Saturday, June 15, 2013

Rocketship X-M



(1950.  Lloyd Bridges, Osa Massen, John Emery, Noah Beery Jr., Morris Ankrum, Hugh O’Brian.  Dir. Kurt Neuman.  77 min.).  So bad it’s good.  From our jaded perspective of 2017 this early 50’s sci-fi adventure - first of its kind post WW 2 - does seem rather silly.  But before America’s Mercury program made space flight reality, imaginations ran wild and in this scenario four men and one woman are to be the first humans into space.  And they’re going straight to the moon.  Orbiting the earth first?  That’s for sissies.  

Bridges is the Colonel in charge, Berry is a Major who plays the harmonica, and Hugh O’Brian in his first screen role runs around making himself useful.  However once underway there’s a problem with the rocket engines.  And after they’ve restarted the ship runs into a meteor storm which knocks them off course and heading straight for … Mars.  It could happen.  Then on Mars things go from bad to worse.  Our intrepid space explorers encounter cave Martians wearing furs, fang necklaces and carrying spears.  Even though the crew is armed with pistols and thunder sticks, the cave Martians throw rocks and send everybody running back to the rocket where they blast off as fast as they can – a sad day for the US Space Program.  Then on the way back to Earth … well you get the picture.  NASA may have studied this movie to learn what not to do.


Thursday, June 13, 2013

The Two Faces of Dr.

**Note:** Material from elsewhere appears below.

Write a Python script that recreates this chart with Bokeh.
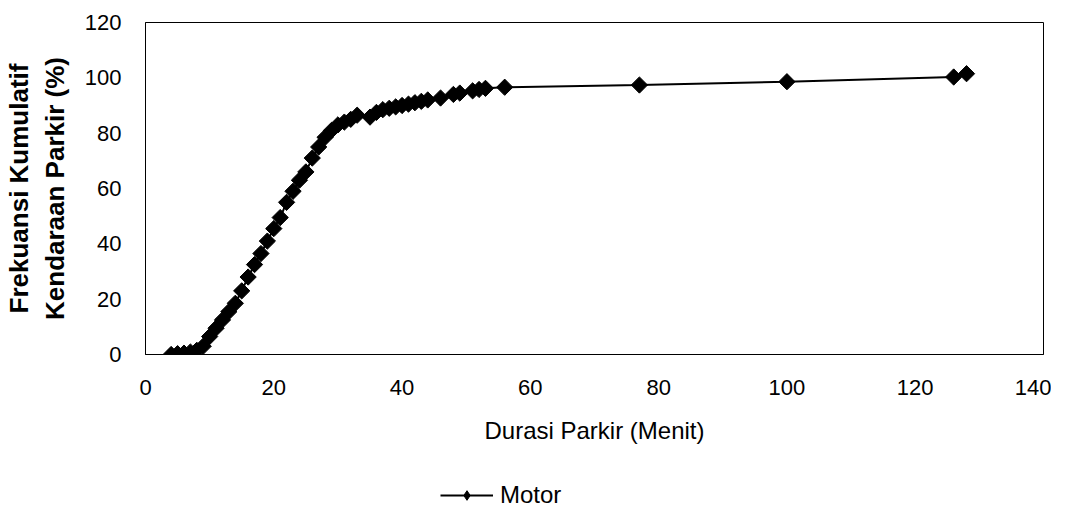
import math
from bokeh.plotting import figure
from bokeh.layouts import column
from bokeh.models import Range1d, FixedTicker, Legend, LegendItem
from bokeh.embed import file_html
from bokeh.resources import INLINE

# Data
durasi = [4, 5, 6, 7, 8, 9, 10, 11, 12, 13, 14, 15, 16, 17, 18, 19, 20, 21, 22, 23,
          24, 25, 26, 27, 28, 29, 30, 31, 32, 33, 35, 36, 37, 38, 39, 40, 41, 42, 43,
          44, 46, 48, 49, 51, 52, 53, 56, 77, 100, 126, 128]
frekuensi = [0.0, 0.3, 0.5, 0.9, 1.5, 3.0, 6.5, 9.5, 12.5, 15.5, 18.5, 23.0, 28.0, 32.5,
             36.5, 41.0, 45.5, 49.5, 55.0, 59.0, 63.0, 66.0, 71.0, 75.0, 78.5, 81.0,
             83.0, 84.0, 85.0, 86.5, 85.8, 87.5, 88.5, 89.0, 89.5, 90.0, 90.5, 91.0,
             91.5, 92.0, 92.7, 94.0, 94.5, 95.3, 95.8, 96.2, 96.6, 97.4, 98.6, 100.3, 101.5]
x_ticks = [0, 20, 40, 60, 80, 100, 120, 140]
y_ticks = [0, 20, 40, 60, 80, 100, 120]
series_name = "Motor"

FONT = "Liberation Sans"

p = figure(width=1051, height=450, output_backend="svg", toolbar_location=None,
           x_range=Range1d(0, 140), y_range=Range1d(0, 120),
           min_border_left=145, min_border_right=8, min_border_top=22, min_border_bottom=96)
p.frame_width = 898
p.frame_height = 332

p.grid.visible = False
p.outline_line_color = "black"
p.outline_line_width = 1
p.background_fill_color = "white"
p.border_fill_color = "white"

# axes
p.xaxis.ticker = FixedTicker(ticks=x_ticks)
p.yaxis.ticker = FixedTicker(ticks=y_ticks)
for ax in (p.xaxis[0], p.yaxis[0]):
    ax.major_tick_line_color = None
    ax.minor_tick_line_color = None
    ax.axis_line_color = "black"
    ax.major_label_text_font = FONT
    ax.major_label_text_font_size = "22px"
    ax.major_label_text_color = "black"
    ax.axis_label_text_font = FONT
    ax.axis_label_text_color = "black"

p.yaxis.major_label_standoff = 18
p.yaxis.axis_label = "Frekuansi Kumulatif\nKendaraan Parkir (%)"
p.yaxis.axis_label_text_font_style = "bold"
p.yaxis.axis_label_text_font_size = "26px"
p.yaxis.axis_label_standoff = 12

p.xaxis.major_label_standoff = 19
p.xaxis.axis_label = "Durasi Parkir (Menit)"
p.xaxis.axis_label_text_font_style = "normal"
p.xaxis.axis_label_text_font_size = "24px"
p.xaxis.axis_label_standoff = 19

p.line(durasi, frekuensi, line_color="black", line_width=2)
p.scatter(durasi, frekuensi, marker="square", angle=math.pi / 4, size=11.5,
          fill_color="black", line_color="black")

# legend strip under the chart (its frame is aligned with the chart frame)
q = figure(width=1051, height=59, output_backend="svg", toolbar_location=None,
           x_range=Range1d(0, 1), y_range=Range1d(0, 1),
           x_axis_location=None, y_axis_location=None,
           min_border_left=145, min_border_right=8, min_border_top=0, min_border_bottom=0)
q.grid.visible = False
q.outline_line_color = None
q.background_fill_color = "white"
q.border_fill_color = "white"
lg_line = q.line([5, 6], [5, 6], line_color="black", line_width=2)
lg_mark = q.scatter([5, 6], [5, 6], marker="diamond", size=15,
                    fill_color="black", line_color="black")
legend = Legend(items=[LegendItem(label=series_name, renderers=[lg_line, lg_mark])],
                location=(295, 0), orientation="horizontal",
                padding=0, margin=0, spacing=0, glyph_width=53, glyph_height=24,
                label_standoff=7, label_text_font=FONT, label_text_font_size="24px",
                label_text_color="black",
                border_line_color=None, background_fill_alpha=0)
q.add_layout(legend, "center")

layout = column(p, q, spacing=0)
open("out.html", "w").write(file_html(layout, INLINE))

Jekyll



(1960.  Paul Massie.  Dawn Davis.  Christopher Lee.  Dir. Terence Fisher.  88 min.)  Clever rethink of the old Robert Louis Stevenson tale done with the panache of Hammer Films in it’s hey-day.  A chump Dr. Jekyll, sexy wife Kitty, and mooch friend Paul (a very amusing Christopher Lee) form an uneasy love triangle until Jekyll shoots his dope and turns into lady-killer Hyde.  Of all the Hammer Horror films maybe the best written, with weird twists like Hyde going to Jekyll’s house to seduce his own wife, or Jekyll sucking his beard back into his face. Victorian era whorehouses, more beaver shots than you can count, and Oliver Reed getting hit over the head with a bottle.  Where else are you going to see Christopher Lee puffing on an opium pipe?  Ah they don’t make them like that anymore.